Poligrafías
Carita feliz


La expresión de Ana María denotaba que ese día era su cumpleaños.



Esta mañana el frío parecía no importarle demasiado a Ana María; todo lo contrario a lo habitual. Ana María es contadora y entre el teclado de su computadora, una calculadora, planillas, formularios y la infaltable canastita con caramelos, sobre su escritorio descansaba una generosa tableta de chocolate con almendras, esas de envoltorio violáceo. Y en su rostro no cabía por su tamaño una sonrisa más grande que el chocolate, que la acompañaba desde el mismo momento en que sonó el despertador, en la mañana temprana.


La cara feliz de Ana María contrastaba con la que seguramente tenía el cronista: no puede ocultar su malhumor cada vez que entra a un estudio contable o al consultorio de su odontóloga; son dos profesiones con las que nunca simpatizó porque siente que ésta le tironea de la dentadura, y la otra de los bolsillos.

Ana María tomó el chocolate entre sus manos y lo exhibió como un trofeo: "Mirá -se dirigió al cronista-: es el primer regalo que recibo hoy por mi cumpleaños". Por eso era su sonrisa, luminosa, amplia, profunda. Era la primera vez, en más de veinte años de conocerla -cuando ella tenía su estudio en la calle Cantilo, cercano a la plaza Belgrano-, que el cliente asistía circunstancialmente a la sonrisa cumpleañera de la profesional numérica.

- ¿Sabés? -agregó- el día de mi cumpleaños estoy todo el día sonriente. Me siento de una manera especial, feliz, durante todo el día.

Unos sienten cada cumpleaños como un hacerse viejo, en tanto otros dicen que es acumular experiencia. "Viejos son los trapos", dice el saber popular, en tanto un querido amigo respondía: "viejo no, un poco usado", cada oportunidad en que le hacían ver su edad.

Dicen que dijo George Bernard Shaw que sólo un loco celebra que cumple años, en tanto hay quienes sostienen que festejar sus cumpleaños tiene que ver con quererse, con celebrar el haber nacido, con brindar por estar vivo…

A Leonardo Da Vinci se le atribuye la teoría de que uno tiene los años que le quedan por vivir y no los que vivió, porque el tiempo transcurrido desde el nacimiento ya pasó, no lo tenemos más.

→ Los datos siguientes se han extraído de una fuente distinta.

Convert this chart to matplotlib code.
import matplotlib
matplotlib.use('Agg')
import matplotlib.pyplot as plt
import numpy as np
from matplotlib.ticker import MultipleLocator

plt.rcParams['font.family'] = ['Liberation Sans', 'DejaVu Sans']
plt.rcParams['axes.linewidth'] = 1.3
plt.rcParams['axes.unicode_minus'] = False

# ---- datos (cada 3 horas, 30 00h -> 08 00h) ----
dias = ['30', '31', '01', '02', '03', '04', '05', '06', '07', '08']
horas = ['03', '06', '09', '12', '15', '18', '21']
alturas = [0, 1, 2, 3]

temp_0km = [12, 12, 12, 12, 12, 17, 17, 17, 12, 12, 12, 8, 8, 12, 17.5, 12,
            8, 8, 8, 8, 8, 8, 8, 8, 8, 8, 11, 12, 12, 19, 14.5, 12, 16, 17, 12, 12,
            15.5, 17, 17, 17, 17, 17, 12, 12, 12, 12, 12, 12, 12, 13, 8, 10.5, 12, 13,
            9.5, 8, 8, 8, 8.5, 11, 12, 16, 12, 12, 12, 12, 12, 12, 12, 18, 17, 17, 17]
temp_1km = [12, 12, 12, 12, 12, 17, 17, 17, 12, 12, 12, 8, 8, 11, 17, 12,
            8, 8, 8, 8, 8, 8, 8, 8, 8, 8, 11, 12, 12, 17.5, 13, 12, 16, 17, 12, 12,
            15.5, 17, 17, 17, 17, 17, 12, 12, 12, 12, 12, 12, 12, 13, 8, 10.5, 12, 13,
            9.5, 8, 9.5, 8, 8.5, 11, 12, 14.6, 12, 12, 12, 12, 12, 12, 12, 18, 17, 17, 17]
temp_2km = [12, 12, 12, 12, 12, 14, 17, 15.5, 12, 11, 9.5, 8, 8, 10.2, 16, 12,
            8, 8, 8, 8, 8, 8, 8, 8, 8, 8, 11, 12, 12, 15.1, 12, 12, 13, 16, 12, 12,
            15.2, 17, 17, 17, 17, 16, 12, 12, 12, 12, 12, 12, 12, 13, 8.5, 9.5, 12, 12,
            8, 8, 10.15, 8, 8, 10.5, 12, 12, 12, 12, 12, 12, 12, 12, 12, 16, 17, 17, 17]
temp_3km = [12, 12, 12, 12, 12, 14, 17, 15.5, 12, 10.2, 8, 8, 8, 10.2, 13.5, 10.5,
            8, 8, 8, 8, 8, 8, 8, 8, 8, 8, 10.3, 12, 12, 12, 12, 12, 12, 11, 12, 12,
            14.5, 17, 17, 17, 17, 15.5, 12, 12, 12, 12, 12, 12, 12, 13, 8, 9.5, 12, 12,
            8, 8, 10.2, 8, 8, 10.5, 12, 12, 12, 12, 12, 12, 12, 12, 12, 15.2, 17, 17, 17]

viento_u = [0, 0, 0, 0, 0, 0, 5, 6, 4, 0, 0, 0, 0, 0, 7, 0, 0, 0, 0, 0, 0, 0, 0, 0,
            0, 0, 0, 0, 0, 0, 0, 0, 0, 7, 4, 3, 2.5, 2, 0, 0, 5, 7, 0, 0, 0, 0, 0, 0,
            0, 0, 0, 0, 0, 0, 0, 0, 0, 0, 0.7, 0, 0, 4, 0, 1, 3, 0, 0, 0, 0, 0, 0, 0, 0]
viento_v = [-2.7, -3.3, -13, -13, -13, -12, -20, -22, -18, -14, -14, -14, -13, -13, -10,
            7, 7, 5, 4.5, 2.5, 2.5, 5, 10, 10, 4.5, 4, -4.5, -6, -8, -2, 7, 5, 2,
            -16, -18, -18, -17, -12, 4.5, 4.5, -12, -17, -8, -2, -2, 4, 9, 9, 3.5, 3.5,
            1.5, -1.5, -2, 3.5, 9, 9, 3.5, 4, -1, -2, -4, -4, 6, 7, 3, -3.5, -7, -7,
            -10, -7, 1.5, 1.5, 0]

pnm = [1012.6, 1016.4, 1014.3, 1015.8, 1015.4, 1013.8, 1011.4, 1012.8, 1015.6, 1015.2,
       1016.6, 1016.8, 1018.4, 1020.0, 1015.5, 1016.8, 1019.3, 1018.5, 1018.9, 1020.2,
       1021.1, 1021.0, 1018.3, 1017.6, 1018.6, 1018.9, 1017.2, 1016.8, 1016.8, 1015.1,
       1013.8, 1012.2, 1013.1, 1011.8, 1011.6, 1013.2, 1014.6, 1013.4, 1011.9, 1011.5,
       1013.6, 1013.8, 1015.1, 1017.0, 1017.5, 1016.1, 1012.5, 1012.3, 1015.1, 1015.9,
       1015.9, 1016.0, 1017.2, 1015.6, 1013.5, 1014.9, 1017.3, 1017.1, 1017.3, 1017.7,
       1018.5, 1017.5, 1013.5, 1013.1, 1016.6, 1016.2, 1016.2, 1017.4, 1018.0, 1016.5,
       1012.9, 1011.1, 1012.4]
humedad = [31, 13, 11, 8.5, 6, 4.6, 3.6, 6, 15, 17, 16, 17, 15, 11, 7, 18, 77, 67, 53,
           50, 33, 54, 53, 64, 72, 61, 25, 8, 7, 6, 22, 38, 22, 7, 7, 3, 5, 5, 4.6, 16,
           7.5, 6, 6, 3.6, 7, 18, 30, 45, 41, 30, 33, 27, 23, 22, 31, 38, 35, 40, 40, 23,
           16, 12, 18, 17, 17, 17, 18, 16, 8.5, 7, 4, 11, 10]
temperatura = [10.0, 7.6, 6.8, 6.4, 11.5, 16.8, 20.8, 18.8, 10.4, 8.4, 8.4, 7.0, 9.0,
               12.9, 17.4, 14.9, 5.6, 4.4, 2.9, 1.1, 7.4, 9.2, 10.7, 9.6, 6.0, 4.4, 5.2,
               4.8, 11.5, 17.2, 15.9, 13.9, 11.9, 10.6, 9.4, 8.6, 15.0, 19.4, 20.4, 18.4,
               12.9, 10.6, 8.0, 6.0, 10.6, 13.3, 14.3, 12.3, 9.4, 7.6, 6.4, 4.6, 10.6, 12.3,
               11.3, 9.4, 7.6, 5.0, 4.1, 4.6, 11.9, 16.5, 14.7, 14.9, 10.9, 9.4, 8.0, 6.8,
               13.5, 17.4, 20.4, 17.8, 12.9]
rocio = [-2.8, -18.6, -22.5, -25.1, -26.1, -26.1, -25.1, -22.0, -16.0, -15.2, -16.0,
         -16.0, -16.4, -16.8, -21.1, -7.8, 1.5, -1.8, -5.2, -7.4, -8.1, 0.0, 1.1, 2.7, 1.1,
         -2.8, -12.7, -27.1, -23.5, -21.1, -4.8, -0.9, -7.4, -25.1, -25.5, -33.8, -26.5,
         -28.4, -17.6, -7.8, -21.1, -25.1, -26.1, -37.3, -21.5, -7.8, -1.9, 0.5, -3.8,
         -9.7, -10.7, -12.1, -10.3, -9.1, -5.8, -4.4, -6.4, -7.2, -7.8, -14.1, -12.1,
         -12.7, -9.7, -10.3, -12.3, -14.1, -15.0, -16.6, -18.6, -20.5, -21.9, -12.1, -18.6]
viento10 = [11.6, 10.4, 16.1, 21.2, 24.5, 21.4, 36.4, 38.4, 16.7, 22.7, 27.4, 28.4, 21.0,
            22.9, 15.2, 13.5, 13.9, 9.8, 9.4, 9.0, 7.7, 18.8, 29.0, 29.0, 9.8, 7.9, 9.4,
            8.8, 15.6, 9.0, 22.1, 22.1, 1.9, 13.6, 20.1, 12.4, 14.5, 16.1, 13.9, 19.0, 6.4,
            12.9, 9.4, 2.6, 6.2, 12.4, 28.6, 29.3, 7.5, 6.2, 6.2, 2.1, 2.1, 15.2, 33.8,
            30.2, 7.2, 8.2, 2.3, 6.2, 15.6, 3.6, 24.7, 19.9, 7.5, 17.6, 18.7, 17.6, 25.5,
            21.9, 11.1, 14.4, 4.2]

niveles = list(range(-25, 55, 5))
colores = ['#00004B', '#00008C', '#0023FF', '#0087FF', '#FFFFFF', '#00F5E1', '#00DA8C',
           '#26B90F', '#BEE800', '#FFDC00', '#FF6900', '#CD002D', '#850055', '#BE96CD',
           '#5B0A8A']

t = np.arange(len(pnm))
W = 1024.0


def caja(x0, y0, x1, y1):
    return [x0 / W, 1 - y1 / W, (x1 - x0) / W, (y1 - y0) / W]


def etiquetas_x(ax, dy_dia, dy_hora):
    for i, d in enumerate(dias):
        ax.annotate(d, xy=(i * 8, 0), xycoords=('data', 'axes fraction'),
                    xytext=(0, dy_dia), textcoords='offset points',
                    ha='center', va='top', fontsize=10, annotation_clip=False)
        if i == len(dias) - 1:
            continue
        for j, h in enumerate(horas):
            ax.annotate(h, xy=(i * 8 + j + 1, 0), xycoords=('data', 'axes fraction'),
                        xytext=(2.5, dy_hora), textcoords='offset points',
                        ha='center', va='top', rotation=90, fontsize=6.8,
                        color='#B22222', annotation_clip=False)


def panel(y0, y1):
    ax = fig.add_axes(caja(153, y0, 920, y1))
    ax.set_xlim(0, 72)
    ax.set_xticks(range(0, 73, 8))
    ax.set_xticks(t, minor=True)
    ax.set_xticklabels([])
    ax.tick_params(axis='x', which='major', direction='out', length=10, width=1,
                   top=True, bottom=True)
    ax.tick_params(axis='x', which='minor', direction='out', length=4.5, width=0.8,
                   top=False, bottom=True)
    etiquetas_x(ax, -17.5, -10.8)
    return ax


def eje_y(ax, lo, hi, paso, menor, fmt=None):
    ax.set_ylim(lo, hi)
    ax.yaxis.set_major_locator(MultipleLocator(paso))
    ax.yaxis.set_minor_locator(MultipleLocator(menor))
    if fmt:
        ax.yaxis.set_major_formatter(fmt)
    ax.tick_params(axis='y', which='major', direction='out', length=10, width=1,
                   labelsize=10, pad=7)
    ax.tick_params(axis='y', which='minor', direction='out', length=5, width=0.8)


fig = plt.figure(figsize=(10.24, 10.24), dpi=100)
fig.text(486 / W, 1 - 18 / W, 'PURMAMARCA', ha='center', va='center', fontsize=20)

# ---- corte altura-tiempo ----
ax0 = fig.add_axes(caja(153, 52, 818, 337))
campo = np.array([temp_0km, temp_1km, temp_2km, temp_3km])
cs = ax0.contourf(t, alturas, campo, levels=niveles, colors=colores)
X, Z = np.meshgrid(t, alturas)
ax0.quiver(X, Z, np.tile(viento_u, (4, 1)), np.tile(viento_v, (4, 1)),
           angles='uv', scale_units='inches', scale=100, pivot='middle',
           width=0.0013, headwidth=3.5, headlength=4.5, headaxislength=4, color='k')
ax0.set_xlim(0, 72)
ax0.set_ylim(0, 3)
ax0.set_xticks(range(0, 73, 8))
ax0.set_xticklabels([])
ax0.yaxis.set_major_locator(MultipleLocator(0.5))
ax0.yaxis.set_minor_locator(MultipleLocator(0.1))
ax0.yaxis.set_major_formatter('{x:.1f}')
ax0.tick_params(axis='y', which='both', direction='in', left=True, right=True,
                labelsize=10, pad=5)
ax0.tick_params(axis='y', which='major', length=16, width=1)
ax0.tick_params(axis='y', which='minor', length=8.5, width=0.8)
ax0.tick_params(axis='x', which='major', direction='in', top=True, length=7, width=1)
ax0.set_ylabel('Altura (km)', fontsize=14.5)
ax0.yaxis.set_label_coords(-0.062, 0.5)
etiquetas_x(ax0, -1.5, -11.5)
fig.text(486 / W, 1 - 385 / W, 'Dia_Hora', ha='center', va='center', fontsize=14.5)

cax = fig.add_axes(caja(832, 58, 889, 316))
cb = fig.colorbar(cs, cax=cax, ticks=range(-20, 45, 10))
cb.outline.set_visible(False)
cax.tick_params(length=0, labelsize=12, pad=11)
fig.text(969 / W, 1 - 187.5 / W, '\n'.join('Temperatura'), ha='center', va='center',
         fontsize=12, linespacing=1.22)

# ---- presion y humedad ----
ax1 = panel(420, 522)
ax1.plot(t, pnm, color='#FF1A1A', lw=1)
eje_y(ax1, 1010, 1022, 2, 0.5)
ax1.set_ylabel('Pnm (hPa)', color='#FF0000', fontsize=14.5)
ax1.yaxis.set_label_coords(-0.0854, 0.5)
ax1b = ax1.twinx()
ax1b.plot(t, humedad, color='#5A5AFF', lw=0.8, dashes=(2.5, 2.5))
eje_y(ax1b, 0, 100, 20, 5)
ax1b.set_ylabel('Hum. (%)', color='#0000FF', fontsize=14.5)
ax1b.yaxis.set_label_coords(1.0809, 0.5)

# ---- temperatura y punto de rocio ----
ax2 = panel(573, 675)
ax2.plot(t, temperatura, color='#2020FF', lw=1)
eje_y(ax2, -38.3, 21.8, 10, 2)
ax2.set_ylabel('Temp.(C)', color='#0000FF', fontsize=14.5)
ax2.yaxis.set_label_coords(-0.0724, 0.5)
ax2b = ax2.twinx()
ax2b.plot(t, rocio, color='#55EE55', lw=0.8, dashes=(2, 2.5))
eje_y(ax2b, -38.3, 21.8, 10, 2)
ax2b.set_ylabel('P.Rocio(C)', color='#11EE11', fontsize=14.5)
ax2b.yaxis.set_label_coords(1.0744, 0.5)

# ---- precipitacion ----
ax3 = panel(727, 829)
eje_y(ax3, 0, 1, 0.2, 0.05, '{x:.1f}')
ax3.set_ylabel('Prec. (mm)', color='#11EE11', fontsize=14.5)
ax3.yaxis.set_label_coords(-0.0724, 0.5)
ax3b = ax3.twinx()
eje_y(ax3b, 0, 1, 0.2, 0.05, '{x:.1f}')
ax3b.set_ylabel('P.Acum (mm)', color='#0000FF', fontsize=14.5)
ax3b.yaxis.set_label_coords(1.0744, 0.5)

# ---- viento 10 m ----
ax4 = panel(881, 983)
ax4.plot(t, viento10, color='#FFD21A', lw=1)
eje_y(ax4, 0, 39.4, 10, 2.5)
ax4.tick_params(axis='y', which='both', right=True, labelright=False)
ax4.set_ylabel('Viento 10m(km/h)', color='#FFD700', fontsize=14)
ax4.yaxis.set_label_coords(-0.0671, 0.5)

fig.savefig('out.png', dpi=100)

"Mis achaques no tienen que ver con la vejez, sino con que la juventud ya no viene como la de antes", reflexionaba un sesentón que conversaba con uno más joven que él. E inmediatamente vino a la memoria del escriba el recuerdo de su abuelo que, ya pasados sus 90 almanaques, decía que tal o cual persona era joven como él.

Somos de los que gustamos, como la contadora, cumplir años y, además, festejarlo. Un par de mates ensillados, bizcochitos de grasa si es posible, y todos los amigos y afectos que gusten juntarse. Suficiente para que la felicidad se adueñe de nosotros y se instale en nuestro rostro.

Seguramente nada de esto tiene que ver con la carita feliz y amarilla que desde 1963 trascendió al mundo entero luego de que una compañía de seguros se la encargara al diseñador gráfico Harvey Ball. En esa oportunidad, Ball dedicó no más de diez minutos a la creación del rostro sonriente, por el la cual cobró 45 dólares. Dicen que nunca registró su propiedad intelectual y que por eso no es hoy uno de los hombres más ricos del mundo. Posiblemente la expresión de su rostro sea muy otra que la de su famosa creación.

A la protagonista de esta crónica debe importarle muy poco la historia de Ball y su carita. Y estamos seguros de que para ella, cumplir años no es nada desdeñable. A ella le gusta iniciar un nuevo año, independientemente de si le gusta también la cuestión de festejarlo o no. Ella, ese día de cada año, tiene una expresión especial; podríamos decir, poco originalmente, "cara de feliz cumpleaños". Y así anda Ana María, todo el día, con su carita feliz a cuestas, suponemos que esperando que transcurran 365 días para volver a sentir que la carita feliz se instaló, otra vez, en toda ella.